— What is required —
Retype only the lines running from the beginning of the entries below to the line with "0.725, 0.728, 0.730, 0.735, 0.739, 0.742]", both included. Do not include pictures.

— start Dataset records —

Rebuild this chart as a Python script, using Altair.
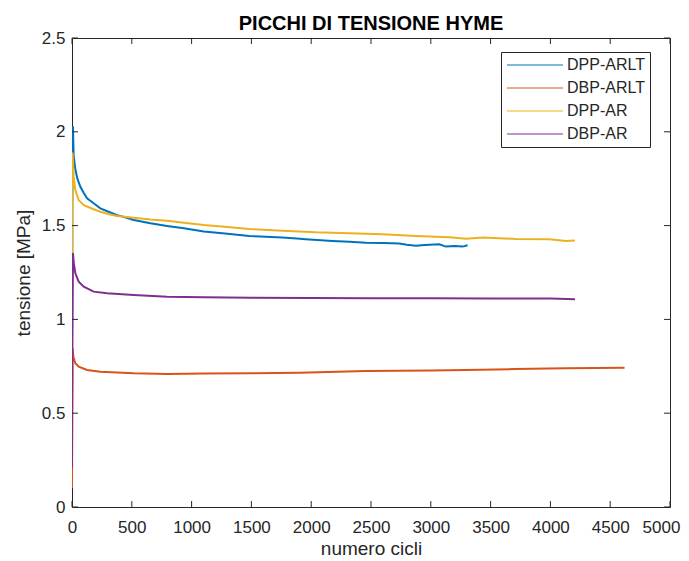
import altair as alt
import pandas as pd

series_names = ["DPP-ARLT", "DBP-ARLT", "DPP-AR", "DBP-AR"]
series_colors = ["#0072BD", "#D95319", "#EDB120", "#7E2F8E"]

blue_x = [0, 3, 8, 14, 28, 45, 70, 100, 126, 181, 237, 300, 377, 450, 516, 655, 795, 935, 1102, 1300,
          1481, 1620, 1758, 1880, 1953, 2050, 2178, 2320, 2457, 2600, 2736, 2800, 2876, 2950, 3071,
          3127, 3200, 3266, 3308]
blue_y = [0.40, 1.60, 2.03, 1.87, 1.80, 1.75, 1.707, 1.672, 1.645, 1.619, 1.592, 1.575, 1.556, 1.543,
          1.530, 1.512, 1.498, 1.486, 1.468, 1.456, 1.445, 1.441, 1.436, 1.431, 1.427, 1.423, 1.418,
          1.414, 1.409, 1.407, 1.405, 1.398, 1.392, 1.396, 1.400, 1.388, 1.391, 1.388, 1.395]

orange_x = [0, 2, 5, 12, 28, 56, 126, 237, 516, 795, 1102, 1500, 1900, 2458, 3000, 3294, 3700, 4131, 4620]
orange_y = [0.10, 0.50, 0.846, 0.80, 0.766, 0.748, 0.730, 0.721, 0.713, 0.709, 0.711, 0.713, 0.716,
            0.725, 0.728, 0.730, 0.735, 0.739, 0.742]

yellow_x = [0, 2, 5, 14, 28, 56, 98, 181, 237, 300, 377, 516, 655, 795, 935, 1102, 1300, 1481, 1758,
            2039, 2318, 2595, 2876, 3155, 3294, 3434, 3713, 3992, 4131, 4205]
yellow_y = [0.90, 1.50, 1.89, 1.761, 1.69, 1.636, 1.609, 1.587, 1.574, 1.562, 1.551, 1.542, 1.533,
            1.526, 1.515, 1.503, 1.492, 1.482, 1.473, 1.464, 1.459, 1.454, 1.445, 1.438, 1.430, 1.436,
            1.429, 1.427, 1.418, 1.420]

purple_x = [0, 3, 8, 15, 28, 56, 98, 181, 293, 516, 795, 1102, 1500, 2000, 2500, 3000, 3500, 4000, 4206]
purple_y = [0.21, 0.90, 1.354, 1.30, 1.246, 1.201, 1.174, 1.148, 1.139, 1.130, 1.121, 1.118, 1.116,
            1.114, 1.113, 1.113, 1.112, 1.111, 1.108]

x_ticks = [0, 500, 1000, 1500, 2000, 2500, 3000, 3500, 4000, 4500, 5000]
y_ticks = [0, 0.5, 1, 1.5, 2, 2.5]

rows = []
for name, xs, ys in [("DPP-ARLT", blue_x, blue_y), ("DBP-ARLT", orange_x, orange_y),
                     ("DPP-AR", yellow_x, yellow_y), ("DBP-AR", purple_x, purple_y)]:
    for i, (a, b) in enumerate(zip(xs, ys)):
        rows.append({"serie": name, "cicli": a, "tensione": b, "i": i})
df = pd.DataFrame(rows)

W, H = 598, 469
FONT = "Liberation Sans"
TXT = "#262626"

xscale = alt.Scale(domain=[0, 5000], nice=False, zero=False)
yscale = alt.Scale(domain=[0, 2.5], nice=False, zero=False)

x_axis = alt.Axis(values=x_ticks, title="numero cicli", ticks=False, domain=False,
                  grid=False, labelPadding=12, titlePadding=4, format="d", labelFlush=False,
                  labelOverlap=False,
                  labelOffset={"condition": {"test": "datum.value >= 5000", "value": -9}, "value": 0},
                  labelFont=FONT, labelFontSize=17, labelColor=TXT,
                  titleFont=FONT, titleFontSize=19, titleFontWeight="normal", titleColor=TXT)
y_axis = alt.Axis(values=y_ticks, title="tensione [MPa]", ticks=False, domain=False,
                  grid=False, labelPadding=7, titlePadding=8, format="~g", labelFlush=False,
                  labelOverlap=False,
                  labelFont=FONT, labelFontSize=17, labelColor=TXT,
                  titleFont=FONT, titleFontSize=19, titleFontWeight="normal", titleColor=TXT)

lines = alt.Chart(df).mark_line(strokeWidth=2, clip=True).encode(
    x=alt.X("cicli:Q", scale=xscale, axis=x_axis),
    y=alt.Y("tensione:Q", scale=yscale, axis=y_axis),
    color=alt.Color("serie:N", scale=alt.Scale(domain=series_names, range=series_colors),
                    legend=alt.Legend(title=None, orient="none", legendX=429, legendY=14,
                                      symbolType="M-2,0H14", symbolSize=49, symbolStrokeWidth=1,
                                      labelOffset=45, labelFontSize=16, labelFont=FONT,
                                      labelColor=TXT, rowPadding=7, padding=5,
                                      strokeColor="#262626", fillColor="white")),
    order=alt.Order("i:Q"),
)

xt = pd.DataFrame({"v": x_ticks})
yt = pd.DataFrame({"v": y_ticks})
tick_color = "#262626"
bx = alt.Chart(xt).mark_rule(color=tick_color, strokeWidth=1).encode(
    x=alt.X("v:Q", scale=xscale, axis=x_axis), y=alt.value(H), y2=alt.value(H - 6))
tx = alt.Chart(xt).mark_rule(color=tick_color, strokeWidth=1).encode(
    x=alt.X("v:Q", scale=xscale, axis=x_axis), y=alt.value(0), y2=alt.value(6))
ly = alt.Chart(yt).mark_rule(color=tick_color, strokeWidth=1).encode(
    y=alt.Y("v:Q", scale=yscale, axis=y_axis), x=alt.value(0), x2=alt.value(6))
ry = alt.Chart(yt).mark_rule(color=tick_color, strokeWidth=1).encode(
    y=alt.Y("v:Q", scale=yscale, axis=y_axis), x=alt.value(W), x2=alt.value(W - 6))

chart = alt.layer(lines, bx, tx, ly, ry).properties(
    width=W, height=H,
    title=alt.TitleParams("PICCHI DI TENSIONE HYME", font=FONT, fontSize=20, fontWeight="bold",
                          color="black", anchor="middle", offset=0, dy=5),
    autosize=alt.AutoSizeParams(type="none"),
    padding={"left": 64, "top": 30, "right": 11, "bottom": 54},
    background="white",
).configure_view(stroke="#262626", strokeWidth=1)

chart.save("out.html", embed_options={"renderer": "svg", "actions": False})
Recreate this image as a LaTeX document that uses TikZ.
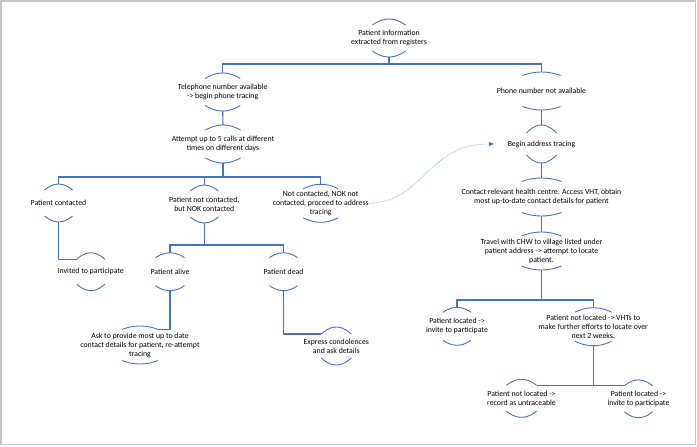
\documentclass[tikz,border=0pt]{standalone}
\usepackage{fontspec}
\setmainfont{Carlito}
\usetikzlibrary{arrows.meta, calc}
\definecolor{Link}{HTML}{4472C4}
\definecolor{Trace}{HTML}{8EAADB}
\definecolor{Frame}{HTML}{C4C4C4}

\begin{document}
\begin{tikzpicture}[x=1pt, y=-1pt,
            txt/.style={align=center, inner sep=1.5pt, font=\fontsize{7.8}{9}\selectfont},
            ring/.style={draw=Link, line width=0.9pt},
            link/.style={draw=Link, line width=1.1pt},
            trace/.style={draw=Trace, line width=0.6pt, dash pattern=on 0.7pt off 0.7pt, -{Triangle[length=5pt, width=4pt, color=Link]}},
            frame/.style={draw=Frame, line width=1.8pt}
        ]
            \useasboundingbox (0,0) rectangle (697,447);
            \draw[frame] (1,1) rectangle (695.5,444.5);

            % Top level
            \node[txt] (pinfo) at (389,38) {Patient information\\extracted from registers};
            \node[txt] (tel) at (222.7,92) {Telephone number available\\-> begin phone tracing};
            \node[txt] (nophone) at (541.5,91) {Phone number not available};

            % Phone tracing branch
            \node[txt] (attempt) at (223,144) {Attempt up to 5 calls at different\\times on different days};
            \node[txt] (contacted) at (58.5,203) {Patient contacted};
            \node[txt] (nok) at (204.3,204) {Patient not contacted,\\but NOK contacted};
            \node[txt] (notnok) at (320.7,203.3) {Not contacted, NOK not\\contacted, proceed to address\\tracing};
            \node[txt] (invited) at (90.8,271.7) {Invited to participate};
            \node[txt] (alive) at (170,271.7) {Patient alive};
            \node[txt] (dead) at (283.5,271.7) {Patient dead};
            \node[txt] (ask) at (140,345) {Ask to provide most up to date\\contact details for patient, re-attempt\\tracing};
            \node[txt] (express) at (336.3,346) {Express condolences\\and ask details};

            % Address tracing branch
            \node[txt] (begin) at (541.5,144) {Begin address tracing};
            \node[txt] (contact) at (541.5,197) {Contact relevant health centre. Access VHT, obtain\\most up-to-date contact details for patient};
            \node[txt] (travel) at (541.5,251) {Travel with CHW to village listed under\\patient address -> attempt to locate\\patient.};
            \node[txt] (loc1) at (457,326.3) {Patient located ->\\invite to participate};
            \node[txt] (notloc) at (593.3,326.7) {Patient not located -> VHTs to\\make further efforts to locate over\\next 2 weeks.};
            \node[txt] (untrace) at (521.5,398.3) {Patient not located ->\\record as untraceable};
            \node[txt] (loc2) at (638.5,398.8) {Patient located ->\\invite to participate};

            % Arcs above and below each label
            \foreach \nm/\aw/\ah in {pinfo/16.5/6, tel/17.5/5.5, nophone/19/3.5, attempt/17.5/5,
                    contacted/14/6, nok/14/6, notnok/17.5/4.5, invited/14/6.5, alive/14.5/5,
                    dead/14/5, ask/18.3/3.5, express/15/7, begin/15/8, contact/20/3.5,
                    travel/20/4, loc1/14/5, notloc/18.3/4.5, untrace/15/6, loc2/14/6} {
                \coordinate (\nm-top) at ($(\nm)+(0,-19)$);
                \coordinate (\nm-bot) at ($(\nm)+(0,19)$);
                \coordinate (\nm-tl) at ($(\nm-top)+(-\aw,\ah)$);
                \coordinate (\nm-tr) at ($(\nm-top)+(\aw,\ah)$);
                \draw[ring] (\nm-tl) parabola bend (\nm-top) (\nm-tr);
                \draw[ring] ($(\nm-bot)+(-\aw,-\ah)$) parabola bend (\nm-bot) ($(\nm-bot)+(\aw,-\ah)$);
            }

            % Connections
            \draw[link] (pinfo-bot) -- ++(0,7) coordinate (j1);
            \draw[link] (tel-top) |- (j1) -| (nophone-top);
            \draw[link] (tel-bot) -- (attempt-top);
            \draw[link] (attempt-bot) -- ++(0,14) coordinate (j2);
            \draw[link] (contacted-top) |- (j2) -| (notnok-top);
            \draw[link] (nok-top) |- (j2);
            \draw[link] (contacted-bot) |- (invited-tl);
            \draw[link] (nok-bot) -- ++(0,22) coordinate (j3);
            \draw[link] (alive-top) |- (j3) -| (dead-top);
            \draw[link] (alive-bot) |- (ask-tr);
            \draw[link] (dead-bot) |- (express-tl);
            \draw[link] (nophone-bot) -- (begin-top);
            \draw[link] (begin-bot) -- (contact-top);
            \draw[link] (contact-bot) -- (travel-top);
            \draw[link] (travel-bot) -- ++(0,30) coordinate (j4);
            \draw[link] (loc1-top) |- (j4) -| (notloc-top);
            \draw[link] (untrace-tr) -| (notloc-bot);
            \draw[link] (loc2-tl) -| (notloc-bot);
            \draw[trace] (notnok.east) .. controls +(55,-3) and +(-67,0) .. ([xshift=-12pt]begin.west);
        \end{tikzpicture}
\end{document}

— end Dataset records —

— Response for this exercise —
Rebuild this chart as a Python script, using Altair.
import altair as alt
import pandas as pd

series_names = ["DPP-ARLT", "DBP-ARLT", "DPP-AR", "DBP-AR"]
series_colors = ["#0072BD", "#D95319", "#EDB120", "#7E2F8E"]

blue_x = [0, 3, 8, 14, 28, 45, 70, 100, 126, 181, 237, 300, 377, 450, 516, 655, 795, 935, 1102, 1300,
          1481, 1620, 1758, 1880, 1953, 2050, 2178, 2320, 2457, 2600, 2736, 2800, 2876, 2950, 3071,
          3127, 3200, 3266, 3308]
blue_y = [0.40, 1.60, 2.03, 1.87, 1.80, 1.75, 1.707, 1.672, 1.645, 1.619, 1.592, 1.575, 1.556, 1.543,
          1.530, 1.512, 1.498, 1.486, 1.468, 1.456, 1.445, 1.441, 1.436, 1.431, 1.427, 1.423, 1.418,
          1.414, 1.409, 1.407, 1.405, 1.398, 1.392, 1.396, 1.400, 1.388, 1.391, 1.388, 1.395]

orange_x = [0, 2, 5, 12, 28, 56, 126, 237, 516, 795, 1102, 1500, 1900, 2458, 3000, 3294, 3700, 4131, 4620]
orange_y = [0.10, 0.50, 0.846, 0.80, 0.766, 0.748, 0.730, 0.721, 0.713, 0.709, 0.711, 0.713, 0.716,
            0.725, 0.728, 0.730, 0.735, 0.739, 0.742]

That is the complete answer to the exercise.